**Work required**
The lines from the top of the material through the line with "4.56), dpi=100, facecolor='white')" are to be set down exactly. Leave the pictures out.
┌──
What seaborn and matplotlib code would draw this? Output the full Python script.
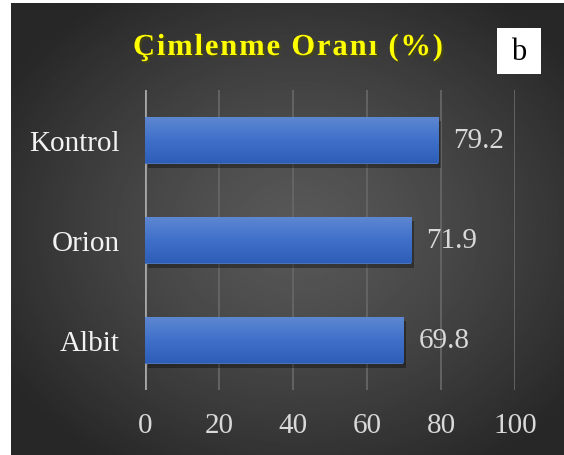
import numpy as np
import pandas as pd
import seaborn as sns
import matplotlib.pyplot as plt
import matplotlib.patheffects as pe
from matplotlib.patches import Rectangle

# data
categories = ['Kontrol', 'Orion', 'Albit']
values = [79.2, 71.9, 69.8]
x_ticks = [0, 20, 40, 60, 80, 100]
title = 'Çimlenme Oranı (%)'
panel_label = 'b'

df = pd.DataFrame({'kategori': categories, 'oran': values})

sns.set_theme(style='dark')
plt.rcParams['font.family'] = ['Liberation Serif', 'DejaVu Serif']

fig = plt.figure(figsize=(5.64, 4.56), dpi=100, facecolor='white')

# dark radial background
bg = fig.add_axes([11 / 564, 0, 1 - 11 / 564, 1 - 4 / 456], zorder=0)
yy, xx = np.mgrid[0:1:300j, 0:1:300j]
d = np.sqrt(((xx - 0.52) / 0.62) ** 2 + ((yy - 0.50) / 0.62) ** 2)
shade = 0.345 - (0.345 - 0.155) * np.clip(d, 0, 1) ** 1.3
bg.imshow(shade, cmap='gray', vmin=0, vmax=1, aspect='auto', extent=(0, 1, 0, 1))
bg.set_axis_off()

ax = fig.add_axes([145 / 564, 1 - 391 / 456, 370 / 564, 300 / 456], zorder=1)
ax.set_facecolor('none')

sns.barplot(data=df, x='oran', y='kategori', orient='h', color='#3d6cc8',
            width=0.47, ax=ax, zorder=3)

for p in ax.patches:
    p.set_path_effects([pe.SimplePatchShadow(offset=(2, -3.5), alpha=0.35, shadow_rgbFace='black'),
                        pe.Normal()])
    p.set_linewidth(0)
    x0, y0, w, h = p.get_x(), p.get_y(), p.get_width(), p.get_height()
    grad = np.linspace(0, 1, 50)
    cols = np.array([[0.37, 0.53, 0.82], [0.25, 0.44, 0.79], [0.18, 0.37, 0.72]])
    img = np.zeros((50, 1, 3))
    for c in range(3):
        img[:, 0, c] = np.interp(grad, [0, 0.5, 1], cols[:, c])
    im = ax.imshow(img, aspect='auto', extent=(x0, x0 + w, y0 + h, y0), origin='upper', zorder=4)
    im.set_clip_path(p)

for i, v in enumerate(values):
    ax.annotate(f'{v}', (v, i), xytext=(11, 0), textcoords='offset points',
                va='center', ha='left', fontsize=21, color='#d9d9d9', zorder=5)

ax.set_xlim(0, 100)
ax.set_ylim(2.5, -0.5)
ax.set_xticks(x_ticks)
ax.set_xticklabels([str(t) for t in x_ticks])
ax.grid(axis='x', color='#666666', linewidth=1.3, zorder=1)
ax.grid(axis='y', visible=False)
ax.axvline(0, color='#a6a6a6', linewidth=2, zorder=2)
for s in ax.spines.values():
    s.set_visible(False)
ax.set_xlabel('')
ax.set_ylabel('')
ax.tick_params(axis='x', length=0, pad=16, labelsize=21, labelcolor='#d9d9d9')
ax.tick_params(axis='y', length=0, pad=18, labelsize=21, labelcolor='#f2f2f2')

# title with letter spacing, spread over the same width as the reference
renderer = fig.canvas.get_renderer()
chars = []
for ch in title:
    t = fig.text(0, 0, ch, fontsize=22, fontweight='bold', color='#ffff00',
                 ha='left', va='baseline', zorder=5,
                 path_effects=[pe.withSimplePatchShadow(offset=(1.5, -1.5), alpha=0.6)])
    chars.append((t, t.get_window_extent(renderer).width))
total_w = 310.0
gap = (total_w - sum(w for _, w in chars)) / (len(chars) - 1)
x_px = 133.0
for t, w in chars:
    t.set_position((x_px / 564, 1 - 56 / 456))
    x_px += w + gap

# panel label box
fig.patches.append(Rectangle((497 / 564, 1 - 75 / 456), 44 / 564, 46 / 456,
                             transform=fig.transFigure, facecolor='white', edgecolor='none', zorder=4))
fig.text(519 / 564, 1 - 52 / 456, panel_label, fontsize=22, color='black',
         ha='center', va='center', zorder=5)

fig.savefig('out.png', dpi=100, facecolor='white')
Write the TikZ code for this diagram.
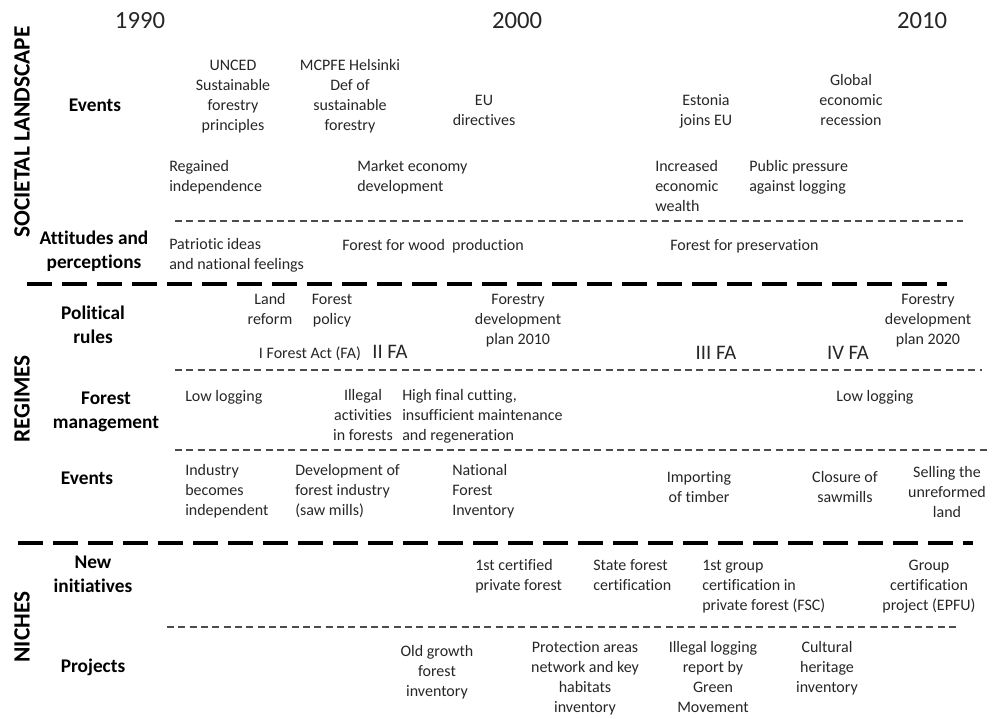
\documentclass[tikz,border=0pt]{standalone}
\usepackage{fontspec}
\setmainfont{Carlito}[Ligatures=CommonOff]
\usepackage{tikz}

\begin{document}
\begin{tikzpicture}[x=0.75pt, y=-0.75pt,
	txt/.style={inner sep=0pt, yshift=-2.2pt, text=black!85, font=\fontsize{12}{15}\selectfont, align=center,
		execute at begin node=\strut, execute at end node=\strut},
	ltxt/.style={txt, anchor=west, align=left},
	row/.style={inner sep=0pt, yshift=-2.2pt, font=\fontsize{14.5}{18}\selectfont\bfseries, align=center,
		execute at begin node=\strut, execute at end node=\strut},
	level/.style={inner sep=0pt, font=\fontsize{17.5}{20}\selectfont\bfseries, rotate=90},
	year/.style={inner sep=0pt, text=black!85, font=\fontsize{18.5}{22}\selectfont},
	act/.style={inner sep=0pt, text=black!85, font=\fontsize{15.5}{18}\selectfont},
	minor/.style={dash pattern=on 5.2pt off 3.3pt, line width=0.8pt, draw=black!70},
	major/.style={dash pattern=on 18.75pt off 7.5pt, line width=3.2pt}]
	\useasboundingbox (0,0) rectangle (993,718);

	% Years
	\node [year] (y1990) at (140,21) {1990};
	\node [year] (y2000) at (517,21) {2000};
	\node [year] (y2010) at (922,21) {2010};

	% Levels and rows
	\node [level] (societal) at (22,132) {SOCIETAL LANDSCAPE};
	\node [level] (regimes)  at (22,399) {REGIMES};
	\node [level] (niches)   at (22,627) {NICHES};
	\node [row] (events1)  at (95,104)  {Events};
	\node [row] (attitude) at (94,250)  {Attitudes and\\perceptions};
	\node [row] (politic)  at (93,325)  {Political\\rules};
	\node [row] (manage)   at (106,411) {Forest\\management};
	\node [row] (events2)  at (87,477)  {Events};
	\node [row] (initiat)  at (93,575)  {New\\initiatives};
	\node [row] (projects) at (93,665)  {Projects};

	% Societal landscape
	\node [txt]  (unced)     at (233,95)  {UNCED\\Sustainable\\forestry\\principles};
	\node [txt]  (mcpfe)     at (350,95)  {MCPFE Helsinki\\Def of\\sustainable\\forestry};
	\node [txt]  (eudir)     at (484,110) {EU\\directives};
	\node [txt]  (estonia)   at (706,110) {Estonia\\joins EU};
	\node [txt]  (recession) at (851,100) {Global\\economic\\recession};
	\node [ltxt] (regained)  at (169,176) {Regained\\independence};
	\node [ltxt] (market)    at (357,176) {Market economy\\development};
	\node [ltxt] (wealth)    at (655,186) {Increased\\economic\\wealth};
	\node [ltxt] (pressure)  at (749,176) {Public pressure\\against logging};
	\node [ltxt] (patriotic) at (169,254) {Patriotic ideas\\and national feelings};
	\node [ltxt] (woodprod)  at (342,244) {Forest for wood~ production};
	\node [ltxt] (preserve)  at (670,244) {Forest for preservation};

	% Regimes
	\node [txt]  (landref)   at (270,309) {Land\\reform};
	\node [txt]  (forpol)    at (332,309) {Forest\\policy};
	\node [txt]  (fa1)       at (310,352) {I Forest Act (FA)};
	\node [act]  (fa2)       at (390,352) {II FA};
	\node [txt]  (plan2010)  at (518,319) {Forestry\\development\\plan 2010};
	\node [act]  (fa3)       at (716,353) {III FA};
	\node [act]  (fa4)       at (848,353) {IV FA};
	\node [txt]  (plan2020)  at (928,319) {Forestry\\development\\plan 2020};
	\node [ltxt] (lowlog1)   at (185,395) {Low logging};
	\node [txt]  (illegal)   at (363,415) {Illegal\\activities\\in forests};
	\node [ltxt] (highcut)   at (402,415) {High final cutting,\\ insufficient maintenance\\and regeneration};
	\node [txt]  (lowlog2)   at (875,395) {Low logging};
	\node [ltxt] (industry)  at (185,490) {Industry\\becomes\\independent};
	\node [ltxt] (sawind)    at (295,490) {Development of\\forest industry\\(saw mills)};
	\node [ltxt] (nfi)       at (452,490) {National\\Forest\\Inventory};
	\node [txt]  (importing) at (699,487) {Importing\\of timber};
	\node [txt]  (closure)   at (845,487) {Closure of\\sawmills};
	\node [txt]  (selling)   at (947,492) {Selling the\\unreformed\\land};

	% Niches
	\node [ltxt] (cert1)     at (475,575) {1st certified\\private forest};
	\node [ltxt] (statecert) at (593,575) {State forest\\certification};
	\node [ltxt] (groupcert) at (702,585) {1st group\\certification in\\private forest (FSC)};
	\node [txt]  (epfu)      at (929,585) {Group\\certification\\project (EPFU)};
	\node [txt]  (oldgrowth) at (437,671) {Old growth\\forest\\inventory};
	\node [txt]  (protect)   at (585,677) {Protection areas\\network and key\\habitats\\inventory};
	\node [txt]  (illrep)    at (713,677) {Illegal logging\\report by\\Green\\Movement};
	\node [txt]  (cultural)  at (827,667) {Cultural\\heritage\\inventory};

	% Separators
	\coordinate (sa1) at (175,221); \coordinate (sa2) at (963,221);
	\coordinate (sb1) at (175,370); \coordinate (sb2) at (982,370);
	\coordinate (sc1) at (175,450); \coordinate (sc2) at (990,450);
	\coordinate (sd1) at (167,627); \coordinate (sd2) at (957,627);
	\coordinate (ma1) at (27,284);  \coordinate (ma2) at (947,284);
	\coordinate (mb1) at (18,543);  \coordinate (mb2) at (973,543);
	\draw [minor] (sa1) -- (sa2);
	\draw [minor] (sb1) -- (sb2);
	\draw [minor] (sc1) -- (sc2);
	\draw [minor] (sd1) -- (sd2);
	\draw [major] (ma1) -- (ma2);
	\draw [major] (mb1) -- (mb2);

\end{tikzpicture}
\end{document}
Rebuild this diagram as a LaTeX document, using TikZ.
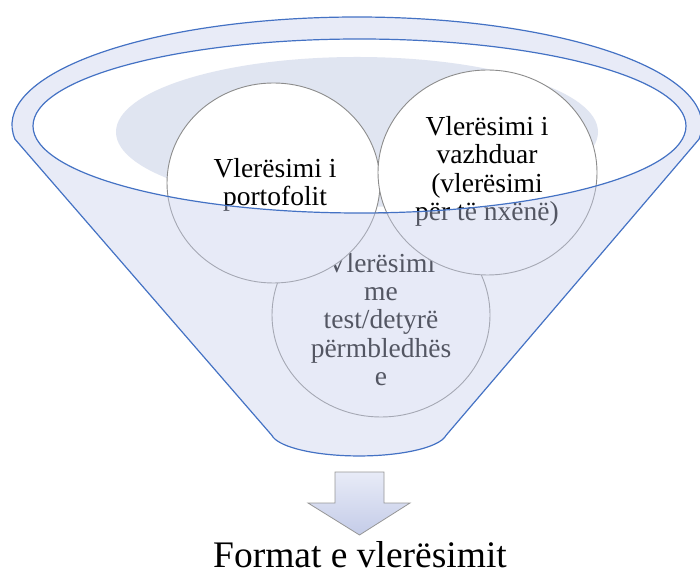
\documentclass[tikz,border=0pt]{standalone}
\usepackage{fontspec}
\setmainfont{Liberation Serif}
\usetikzlibrary{shapes.geometric}
\definecolor{rimblue}{RGB}{68,114,196}
\definecolor{veil}{RGB}{200,207,236}
\definecolor{innershade}{RGB}{224,229,241}
\definecolor{bubbleline}{RGB}{140,140,140}
\definecolor{arrowline}{RGB}{150,150,150}
\definecolor{arrowtop}{RGB}{232,235,247}
\definecolor{arrowbottom}{RGB}{196,204,232}
\begin{document}
\begin{tikzpicture}[x=1pt,y=1pt,
  bubble/.style={ellipse, draw=bubbleline, line width=0.9pt, fill=white, inner sep=0pt},
  bubbletext/.style={align=center, font=\fontsize{27.5}{28.4}\selectfont, inner sep=0pt},
  rim/.style={draw=rimblue, line width=1.2pt}]
\useasboundingbox (0,0) rectangle (700,575);
% opening of the funnel
\fill[white] (359.5,449) ellipse[x radius=326.5pt, y radius=87pt];
\fill[innershade] (357,443) ellipse[x radius=241pt, y radius=75pt];
% bubbles
\node[bubble, minimum width=218pt, minimum height=204pt] (c3) at (381,260) {};
\node[bubbletext] (t3) at (381,255.6) {Vlerësimi\\me\\test/detyrë\\përmbledhës\\e};
\node[bubble, minimum width=213pt, minimum height=200pt] (c1) at (273.5,392) {};
\node[bubbletext] (t1) at (275,390.3) {Vlerësimi i\\portofolit};
\node[bubble, minimum width=219pt, minimum height=205pt] (c2) at (487.5,402.5) {};
\node[bubbletext] (t2) at (487,403.8) {Vlerësimi i\\vazhduar\\(vlerësimi\\për të nxënë)};
% translucent funnel body
\fill[veil, fill opacity=0.42, even odd rule]
  (357,450) ++(187.6:345pt and 108pt)
  arc[start angle=187.6, end angle=-7.6, x radius=345pt, y radius=108pt]
  -- (446.1,139.7)
  arc[start angle=-8, end angle=-172, x radius=88pt, y radius=24pt]
  -- cycle
  (359.5,449) ellipse[x radius=326.5pt, y radius=87pt];
\draw[rim]
  (357,450) ++(187.6:345pt and 108pt)
  arc[start angle=187.6, end angle=-7.6, x radius=345pt, y radius=108pt]
  -- (446.1,139.7)
  arc[start angle=-8, end angle=-172, x radius=88pt, y radius=24pt]
  -- cycle;
\draw[rim] (359.5,449) ellipse[x radius=326.5pt, y radius=87pt];
% block arrow
\draw[draw=arrowline, line width=0.8pt, top color=arrowtop, bottom color=arrowbottom]
  (335,103) -- (384,103) -- (384,72) -- (410,72) -- (359.5,40) -- (308,72) -- (335,72) -- cycle;
% caption
\node[font=\fontsize{37.5}{40}\selectfont, anchor=base, inner sep=0pt] (title) at (360,8) {Format e vlerësimit};
\end{tikzpicture}
\end{document}
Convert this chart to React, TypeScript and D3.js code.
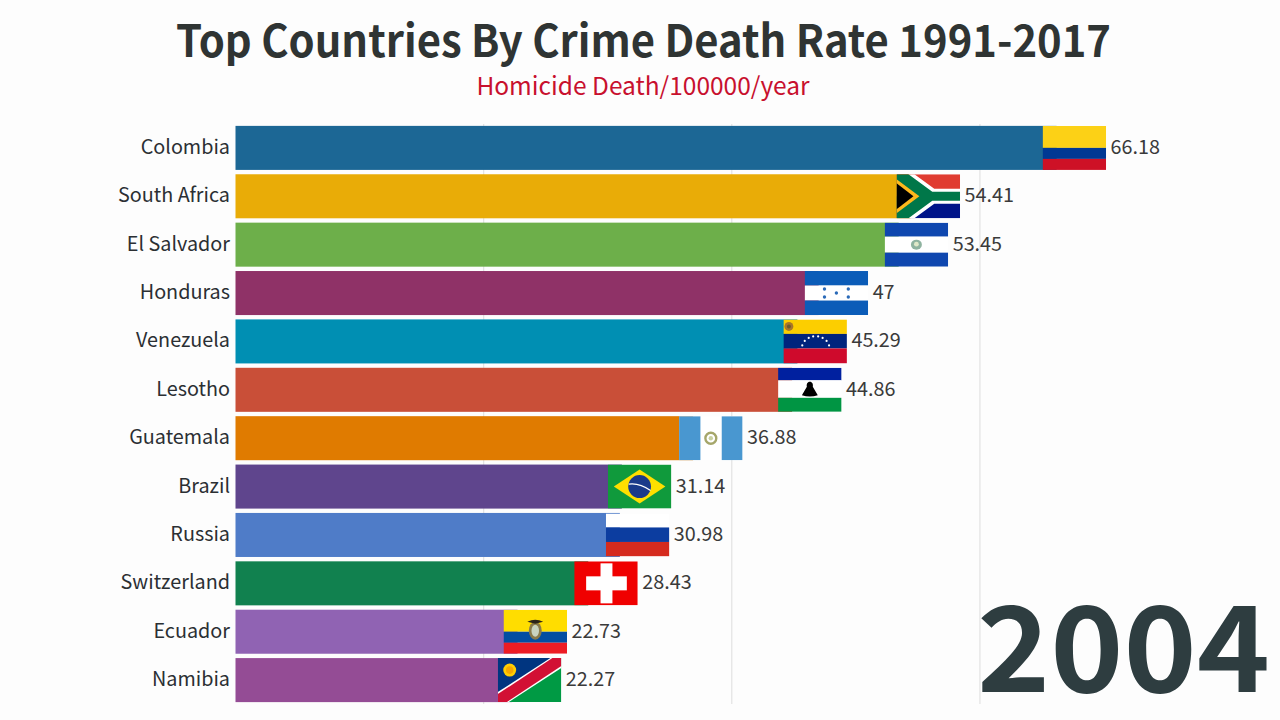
import React from "react";
import * as d3 from "d3";

const countries = ["Colombia", "South Africa", "El Salvador", "Honduras", "Venezuela", "Lesotho", "Guatemala", "Brazil", "Russia", "Switzerland", "Ecuador", "Namibia"];
const values = [66.18, 54.41, 53.45, 47, 45.29, 44.86, 36.88, 31.14, 30.98, 28.43, 22.73, 22.27];
const barColors = ["#1c6795", "#e9ac07", "#6daf4a", "#8f3267", "#008fb3", "#c94f38", "#e07b00", "#5f458d", "#4f7cc8", "#11814f", "#9063b3", "#944c95"];
const gridTicks = [20, 40, 60];
const titleText = "Top Countries By Crime Death Rate 1991-2017";
const subtitleText = "Homicide Death/100000/year";
const yearText = "2004";

const FONT = '"Noto Sans CJK SC", "Noto Sans", sans-serif';

const stripes = (cols: string[], stops: number[]) =>
  cols.map((c, i) => <rect key={i} x={0} y={stops[i]} width={64} height={stops[i + 1] - stops[i]} fill={c} />);

const dots = (pts: number[][], r: number, fill: string) =>
  pts.map((p, i) => <circle key={i} cx={p[0]} cy={p[1]} r={r} fill={fill} />);

// small flags, each drawn in a 64x44 box
const flags: Record<string, React.ReactNode> = {
  Colombia: stripes(["#fcd116", "#003893", "#ce1126"], [0, 22, 33, 44]),
  "South Africa": (
    <>
      <rect width={64} height={22} fill="#e03c31" />
      <rect y={22} width={64} height={22} fill="#001489" />
      <polygon points="12,0 18,0 38,14.5 64,14.5 64,29.5 38,29.5 18,44 12,44" fill="#fff" />
      <polygon points="0,0 12,0 36,17.5 64,17.5 64,26.5 36,26.5 12,44 0,44" fill="#007749" />
      <polygon points="0,5 23,22 0,39" fill="#ffb81c" />
      <polygon points="0,9 17,22 0,35" fill="#000" />
    </>
  ),
  "El Salvador": (
    <>
      {stripes(["#0f47af", "#fff", "#0f47af"], [0, 14, 30, 44])}
      <ellipse cx={32} cy={22} rx={5.5} ry={5} fill="#8fb3a0" />
      <circle cx={32} cy={21.5} r={2.4} fill="#dfe8c8" />
    </>
  ),
  Honduras: (
    <>
      {stripes(["#0b5cb8", "#fff", "#0b5cb8"], [0, 14.5, 29.5, 44])}
      {dots([[20, 18], [20, 26], [32, 22], [44, 18], [44, 26]], 1.7, "#2a6ab8")}
    </>
  ),
  Venezuela: (
    <>
      {stripes(["#fcce00", "#00247d", "#cf0a2c"], [0, 14.5, 29, 44])}
      <circle cx={5.5} cy={7} r={4.5} fill="#a8762a" />
      <circle cx={5.5} cy={7} r={2} fill="#6b5a30" />
      {dots([[19, 26], [21.5, 21.5], [25.5, 18.5], [30, 17], [35, 17], [39.5, 18.5], [43.5, 21.5], [46, 26]], 1.1, "#fff")}
    </>
  ),
  Lesotho: (
    <>
      {stripes(["#00209f", "#fff", "#009543"], [0, 12.5, 30, 44])}
      <path d="M32 14 C34.5 14 35.5 16.5 35 19 L40 27.5 Q32 30 24 27.5 L29 19 C28.5 16.5 29.5 14 32 14Z" fill="#000" />
    </>
  ),
  Guatemala: (
    <>
      {stripes(["#fff"], [0, 44])}
      <rect width={21.5} height={44} fill="#4997d0" />
      <rect x={43} width={21} height={44} fill="#4997d0" />
      <circle cx={32} cy={22} r={5.5} fill="none" stroke="#a5a66a" strokeWidth={2.4} />
      <circle cx={32} cy={22} r={2.2} fill="#c8d0a0" />
    </>
  ),
  Brazil: (
    <>
      <rect width={64} height={44} fill="#109a3c" />
      <polygon points="6,22 32,5 58,22 32,39" fill="#fedf00" />
      <circle cx={32} cy={22} r={11.5} fill="#1a3a8a" />
      <path d="M21 19.5 Q32 18 43 26" fill="none" stroke="#fff" strokeWidth={1.2} />
    </>
  ),
  // white stripe starts a little low so the bar shows as a thin line on top
  Russia: stripes(["#fff", "#0c3da0", "#d52b1e"], [0.8, 14.5, 29, 43.2]),
  Switzerland: (
    <>
      <rect width={64} height={44} fill="#f00000" />
      <rect x={26.5} y={2} width={12} height={40} fill="#fff" />
      <rect x={12} y={15} width={41} height={14} fill="#fff" />
    </>
  ),
  Ecuador: (
    <>
      {stripes(["#ffdd00", "#034ea2", "#ed1c24"], [0, 22, 33, 44])}
      <ellipse cx={32} cy={21} rx={6.5} ry={9} fill="#8a7a4a" />
      <ellipse cx={32} cy={21} rx={3.8} ry={6} fill="#c9d3c0" />
      <path d="M24 12 Q32 8 40 12 L32 14Z" fill="#2b2418" />
    </>
  ),
  Namibia: (
    <>
      <polygon points="0,0 64,0 0,44" fill="#003580" />
      <polygon points="64,0 64,44 0,44" fill="#009a44" />
      <polygon points="0,34 53,0 64,0 64,10 11,44 0,44" fill="#fff" />
      <polygon points="0,36 55,0 64,0 64,8 9,44 0,44" fill="#d21034" />
      <circle cx={12} cy={12} r={6.5} fill="#ffce00" />
      <circle cx={12} cy={12} r={3.8} fill="#f5a800" />
    </>
  ),
};

export default function App() {
  const width = 1280;
  const height = 720;

  const x = d3.scaleLinear().domain([0, 70]).range([235.5, 1104]);
  const y = d3
    .scaleBand<string>()
    .domain(countries)
    .range([123.7, 704.3])
    .paddingInner(0.09)
    .paddingOuter(0.045);
  const flagW = 63.5;

  return (
    <svg
      width={width}
      height={height}
      style={{ position: "fixed", left: 0, top: 0, background: "#fdfdfd", fontFamily: FONT }}
    >
      {gridTicks.map((t) => (
        <line key={t} x1={x(t)} x2={x(t)} y1={124} y2={704} stroke="#e2e2e2" strokeWidth={1.2} />
      ))}

      <text x={176} y={57} textLength={935} lengthAdjust="spacingAndGlyphs" fontSize={44} fontWeight={700} fill="#2f3433">
        {titleText}
      </text>
      <text x={643} y={94.5} textAnchor="middle" fontSize={24.5} fill="#c8102e">
        {subtitleText}
      </text>

      {countries.map((c, i) => {
        const by = y(c) as number;
        const bh = y.bandwidth();
        const end = x(values[i]);
        return (
          <g key={c}>
            <rect x={x(0)} y={by} width={end - x(0)} height={bh} fill={barColors[i]} />
            <svg x={end - 14} y={by} width={flagW} height={bh} viewBox="0 0 64 44" preserveAspectRatio="none">
              {flags[c]}
            </svg>
            <text x={230} y={by + bh / 2 + 6} textAnchor="end" fontSize={19.8} fill="#2b2f33">
              {c}
            </text>
            <text x={end - 14 + flagW + 4.5} y={by + bh / 2 + 6} fontSize={19.8} fill="#3a3a3a">
              {values[i]}
            </text>
          </g>
        );
      })}

      <text x={977} y={691.5} textLength={293} lengthAdjust="spacingAndGlyphs" fontSize={119} fontWeight={700} fill="#2e3d40">
        {yearText}
      </text>
    </svg>
  );
}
└──
**Result of this task**
What seaborn and matplotlib code would draw this? Output the full Python script.
import numpy as np
import pandas as pd
import seaborn as sns
import matplotlib.pyplot as plt
import matplotlib.patheffects as pe
from matplotlib.patches import Rectangle

# data
categories = ['Kontrol', 'Orion', 'Albit']
values = [79.2, 71.9, 69.8]
x_ticks = [0, 20, 40, 60, 80, 100]
title = 'Çimlenme Oranı (%)'
panel_label = 'b'

df = pd.DataFrame({'kategori': categories, 'oran': values})

sns.set_theme(style='dark')
plt.rcParams['font.family'] = ['Liberation Serif', 'DejaVu Serif']

fig = plt.figure(figsize=(5.64, 4.56), dpi=100, facecolor='white')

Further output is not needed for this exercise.